Bugün Türkiye’de 48 milyona yaklaşan seçmen kitlesi vardır. Bunların büyük bir çoğunluğu, ne Demokrat Partiyi, ne Celal Bayar’ı ve ne de Adnan Menderes’i tanımamaktadırlar. Ancak, herkes ANAVATAN Partisi ve onun lideri Sn. Turgut Özal’ı ve Adalet ve Doğruyol Partilerinin Genel Başkanlığını yapmış olan Sn. Süleyman Demirel’i bilmektedir. Bu nedenle, yıllar sonra Demokrat Partinin adının hafızalara yerleştirilmesinin ve asıl önemlisi, genç nesiller tarafından benimsenmesi zor görünmektedir. Esasen kamuoyu yoklamalarında, Demokrat Parti, iktidara gelebilecek oy oranını tutturmak şöyle dursun, çok çok aşağılardadır. İşin diğer bir ilginç yanı da, büyük çoğunluktaki ANAPLILAR, tekrar ANAVATAN Partisini, ihya etmek gibi bir duygu ve düşünce içindedirler.
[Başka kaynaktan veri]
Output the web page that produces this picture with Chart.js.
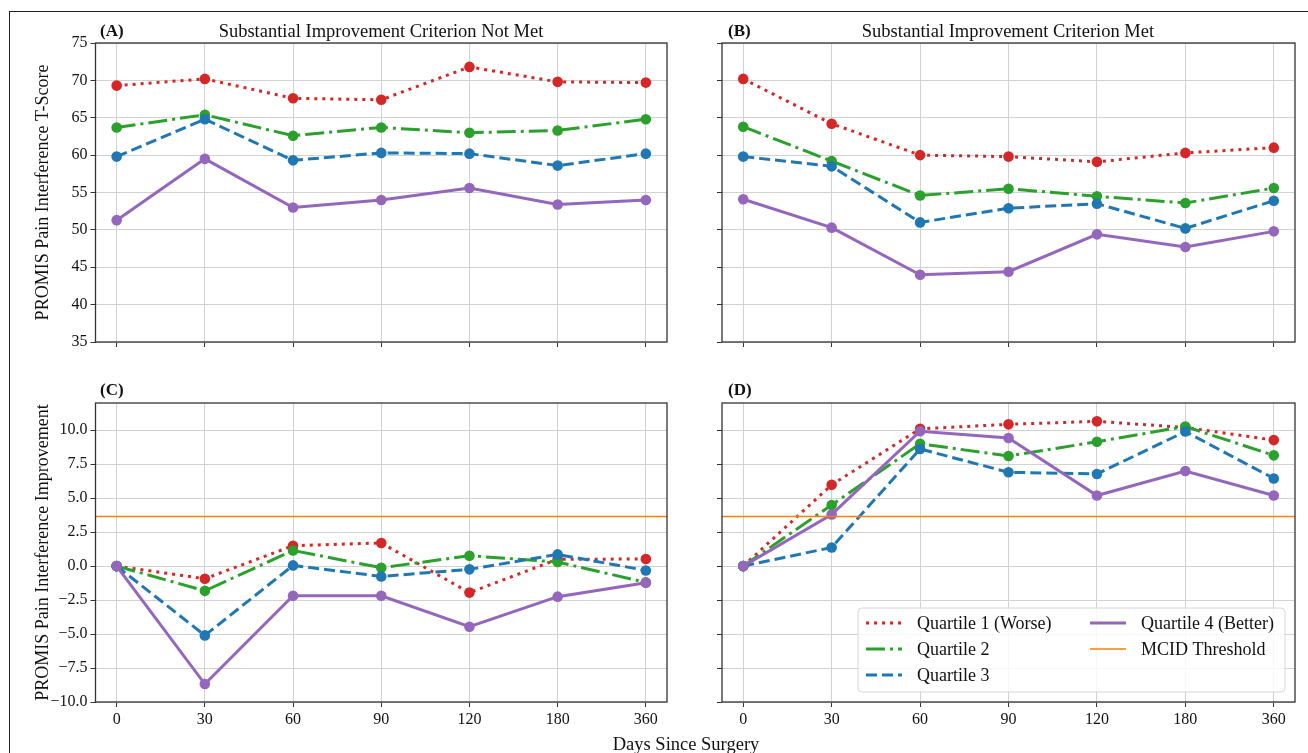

Tekraren ifade ediyorum, iki parti birleşmiş fakat, bütünleşememiştir. Liberal Merkez Sağ kadroların, ülke yönetimine, sandıktan çıkarak, demokrasi yolu ile el koymak gibi, bir misyonları vardır. CHP kendini yenilemiş ve yeni bir liderle yürümektedir. Oysa bu ülkede yapılan eserlerin, yatırımların, projelerin, hizmetlerin arkasında tüm toplumu ve halkı kucaklayan Merkez Sağ iktidarlar vardır. Rahmetli Menderes’in Demokrat Partisinden başlayan rota, Adalet, Doğru Yol ve ANAVATAN Partileriyle devam etmiştir. Bilhassa, son 10 yıl içinde, AKP döneminde yaşanan tablo neticesinde, halkımız gelecek için fevkalade endişelidir. Türkiye’yi, bu kâbustan çıkaracak ve kalkınma ve refah hamlesini, yani çağ atlayan Büyük Türkiye idealini tekrar başlatacak, Merkez Sağın acilen sahaya çıkması ve Türkiye’nin kaderine el koyması zorunlu hale gelmiştir.